Our superintendent and various principals walk around emcee'ing the event. This time, it was mostly our superintendent, going up to cars in line and asking about future plans.
At the start, he asked, "Where are you going?" or "Where are you headed?"
A fine question, but it assumes that everyone is actually GOING somewhere, and that somewhere is college. Many cars have flags and signs for the colleges that students are headed off to, but there are students who are not "going" to that traditional next step -- they are going into the armed services, or taking a gap year, or going into the workforce, or a vocational school, or an 18-21 program, or one of our excellent local community colleges. But it always feels like the expectation is a four-year college, which isn't for everyone.
I was thrilled when the question morphed and he began asking, "What's next?"
How easy that shift was! How much more inclusive!
I've read about how in Germany (correct me if I've got this wrong), there is even more esteem placed on apprenticeships than college acceptance, and there are newspaper announcements of apprenticeships. I wish we did this, and it didn't feel "less than" for kids to have a different plan than college, less worthy of WOOOOOOs, more likely to garner a small awkward silence and then "oh, well, great! Good for you!" And it's funny (but not really) that GOING to college does not mean that you will GRADUATE from college. That students who know themselves and choose community college with the option to transfer may ultimately have an equally or even more successful life later down the line, or kids who go into trades could be more immediately financially solvent with way less debt and way more job security. It speaks to how we view success, or the appearance of success.
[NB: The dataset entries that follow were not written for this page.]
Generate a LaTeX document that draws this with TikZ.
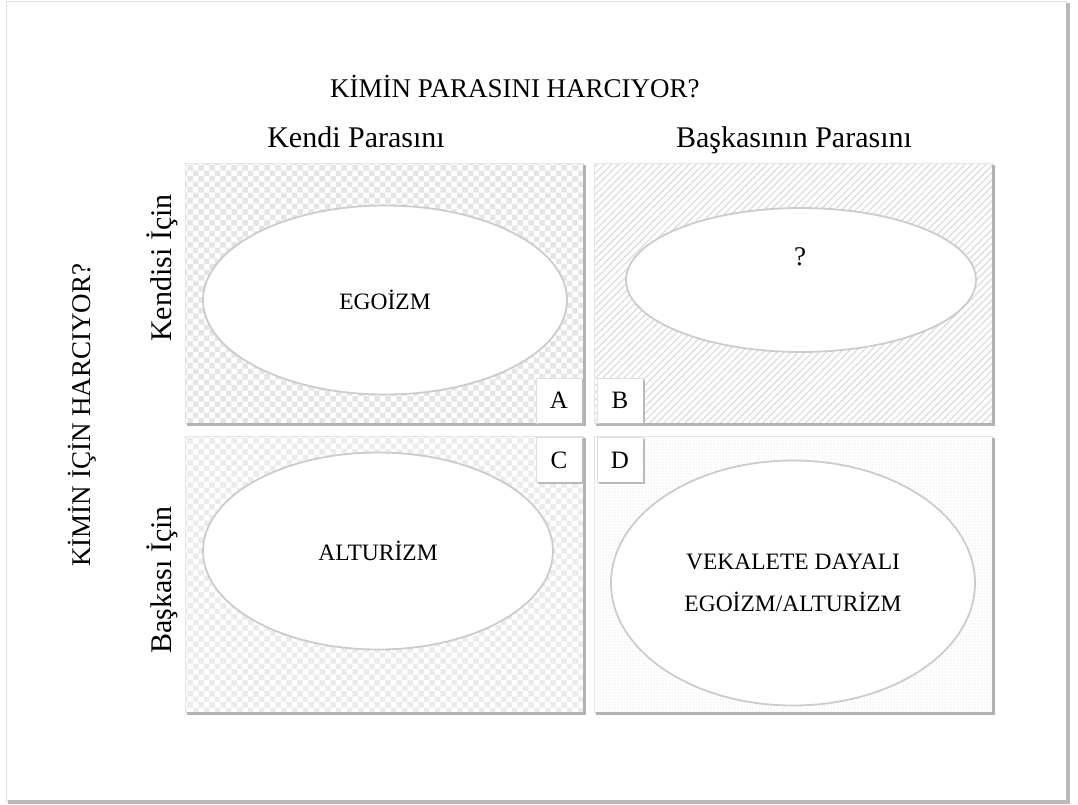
\documentclass[tikz,border=0pt]{standalone}
\usepackage{fontspec}
\setmainfont{Liberation Serif}
\usetikzlibrary{patterns,patterns.meta,shapes.geometric}

\tikzset{
  quad/.style={draw=gray!20, line width=1pt, anchor=north west, inner sep=0pt, minimum width=398pt},
  oval/.style={ellipse, draw=gray!40, line width=1.8pt, fill=white, inner sep=0pt, align=center, font=\fontsize{23.5}{42}\selectfont},
  letterbox/.style={draw=gray!25, line width=1pt, fill=white, inner sep=0pt, minimum width=46pt, minimum height=45pt, font=\fontsize{25}{25}\selectfont},
  shadowline/.style={draw=gray!60, line width=3pt},
  headtext/.style={font=\fontsize{30}{30}\selectfont},
  capstext/.style={font=\fontsize{27}{27}\selectfont},
}

\begin{document}
\begin{tikzpicture}[x=1pt,y=-1pt]

\useasboundingbox (0,0) rectangle (1078,804);

% outer frame
\draw [gray!25, line width=1pt] (6,1) rectangle (1066,801);
\draw [gray!55, line width=4pt] (1067.5,3) -- (1067.5,802) -- (8,802);

% titles
\node [capstext, anchor=base] (title) at (515,97) {KİMİN PARASINI HARCIYOR?};
\node [headtext, anchor=base] (own) at (356,147) {Kendi Parasını};
\node [headtext, anchor=base] (other) at (794,147) {Başkasının Parasını};
\node [capstext, rotate=90] (forwhom) at (82,415) {KİMİN İÇİN HARCIYOR?};
\node [headtext, rotate=90] (self) at (162,268) {Kendisi İçin};
\node [headtext, rotate=90] (others) at (162,580) {Başkası İçin};

% quadrants
\node [quad, minimum height=260pt, pattern=checkerboard, pattern color=gray!20] (qA) at (185,163) {};
\node [quad, minimum height=260pt, pattern={Lines[angle=45,distance=5pt,line width=1.2pt]}, pattern color=gray!28] (qB) at (594,163) {};
\node [quad, minimum height=276pt, pattern=checkerboard, pattern color=gray!16] (qC) at (185,436) {};
\node [quad, minimum height=276pt, pattern=dots, pattern color=gray!40] (qD) at (594,436) {};

\foreach \q in {qA,qB,qC,qD}
  \draw [shadowline] ([xshift=0.5pt,yshift=-2pt]\q.north east) -- ([xshift=0.5pt]\q.south east) -- ([xshift=2pt]\q.south west);

% ellipses
\node [oval, minimum width=364pt, minimum height=189pt] (egoism) at (385,300) {EGOİZM};
\node [oval, minimum width=350pt, minimum height=144pt] (unknown) at (801,280) {};
\node [capstext] (qmark) at (800,257) {?};
\node [oval, minimum width=350pt, minimum height=197pt] (altruism) at (378,551) {ALTURİZM};
\node [oval, minimum width=364pt, minimum height=245pt] (proxy) at (793,583) {VEKALETE DAYALI\\EGOİZM/ALTURİZM};

% letters
\node [letterbox] (lA) at (559,400.5) {A};
\node [letterbox] (lB) at (620,400.5) {B};
\node [letterbox] (lC) at (559,460) {C};
\node [letterbox] (lD) at (620,460) {D};

\foreach \l in {lA,lB,lC,lD}
  \draw [gray!55, line width=2pt] ([yshift=-2pt]\l.north east) -- (\l.south east) -- ([xshift=2pt]\l.south west);

\end{tikzpicture}
\end{document}
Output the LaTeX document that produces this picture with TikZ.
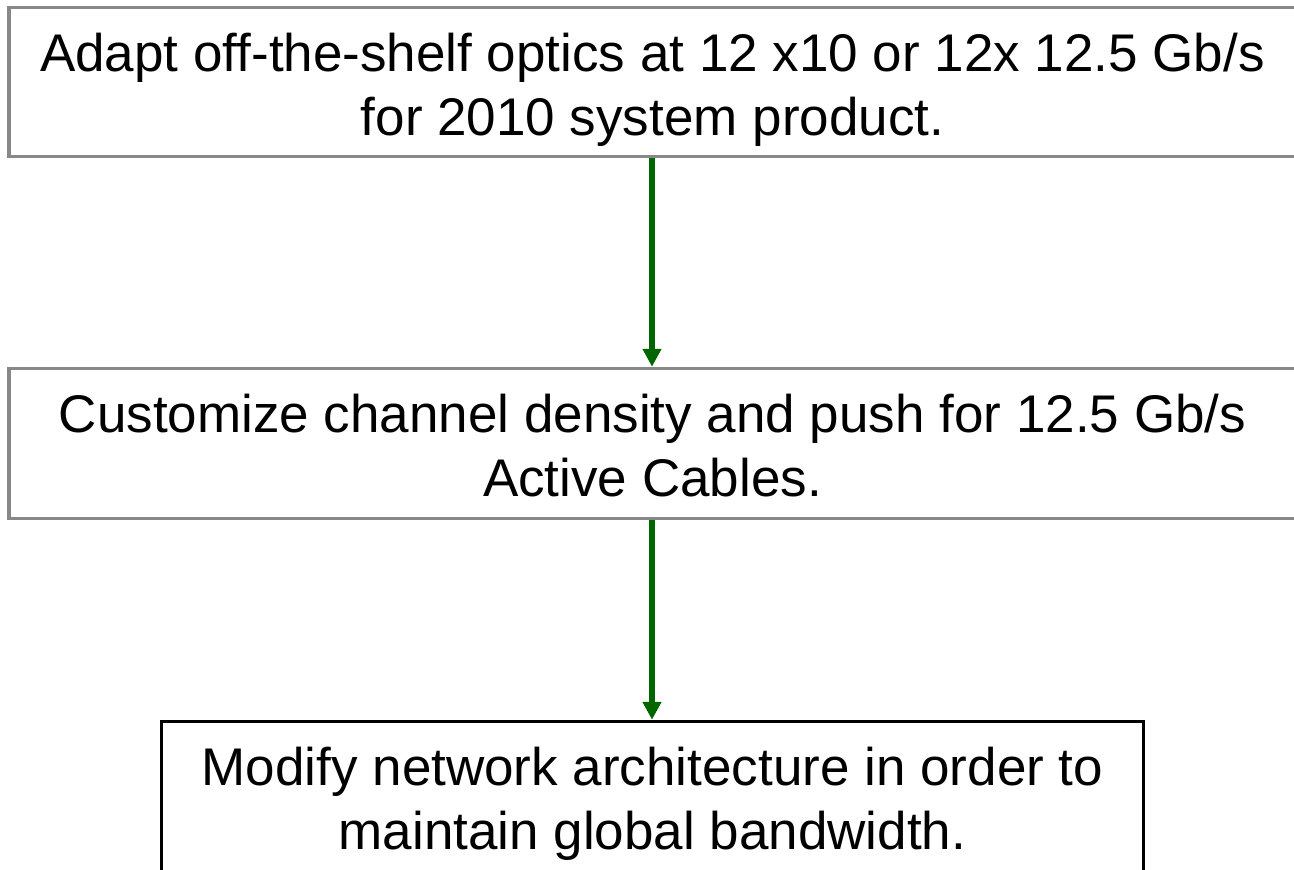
\documentclass[tikz,border=0pt]{standalone}
\usepackage{fontspec}
\setmainfont{Liberation Sans}
\usetikzlibrary{arrows.meta}
\definecolor{boxgray}{RGB}{136,136,136}
\definecolor{flowgreen}{RGB}{0,102,0}
\tikzset{
  stagebox/.style={draw=boxgray, line width=3.5pt, rectangle, inner sep=0pt, fill=white},
  finalbox/.style={draw=black, line width=3.5pt, rectangle, inner sep=0pt, fill=white},
  stagetext/.style={align=center, anchor=base, inner sep=0pt,
    font=\fontsize{53}{64}\selectfont},
  flow/.style={draw=flowgreen, line width=6pt,
    -{Triangle[width=18pt,length=18pt]}}
}
\begin{document}
\begin{tikzpicture}[x=1pt,y=-1pt]
\useasboundingbox (0,0) rectangle (1294,870);
\clip (0,0) rectangle (1294,870);
\fill[white] (0,0) rectangle (1294,870);
% the three stages
\node[stagebox, minimum width=1287pt, minimum height=149pt] (b1) at (652.5,82) {};
\node[stagebox, minimum width=1287pt, minimum height=150pt] (b2) at (652.5,443.5) {};
\node[finalbox, minimum width=982pt, minimum height=160pt] (b3) at (652.5,801.5) {};
% stage labels (anchored at the baseline of their last line)
\node[stagetext] (t1) at (652.5,135) {Adapt off-the-shelf optics at 12 x10 or 12x 12.5 Gb/s\\for 2010 system product.};
\node[stagetext] (t2) at (652.5,496) {Customize channel density and push for 12.5 Gb/s\\Active Cables.};
\node[stagetext] (t3) at (652.5,849) {Modify network architecture in order to\\maintain global bandwidth.};
% flow between stages
\draw[flow] (b1.south -| 652,0) -- (b2.north -| 652,0);
\draw[flow] (b2.south -| 652,0) -- (b3.north -| 652,0);
\end{tikzpicture}
\end{document}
It makes me think about how often there are assumptions made of "next steps." But, also, how there has been incremental change in the idea of life moving linearly or even in a binary fashion. That it's more accepted to have "alternate" paths, and as we evolve even the idea that these paths are "alternate" is fading.
I love the phrasing of "what's next," because it doesn't immediately plunk people in predetermined boxes. It acknowledges that there are many pathways. That success can be more than one thing.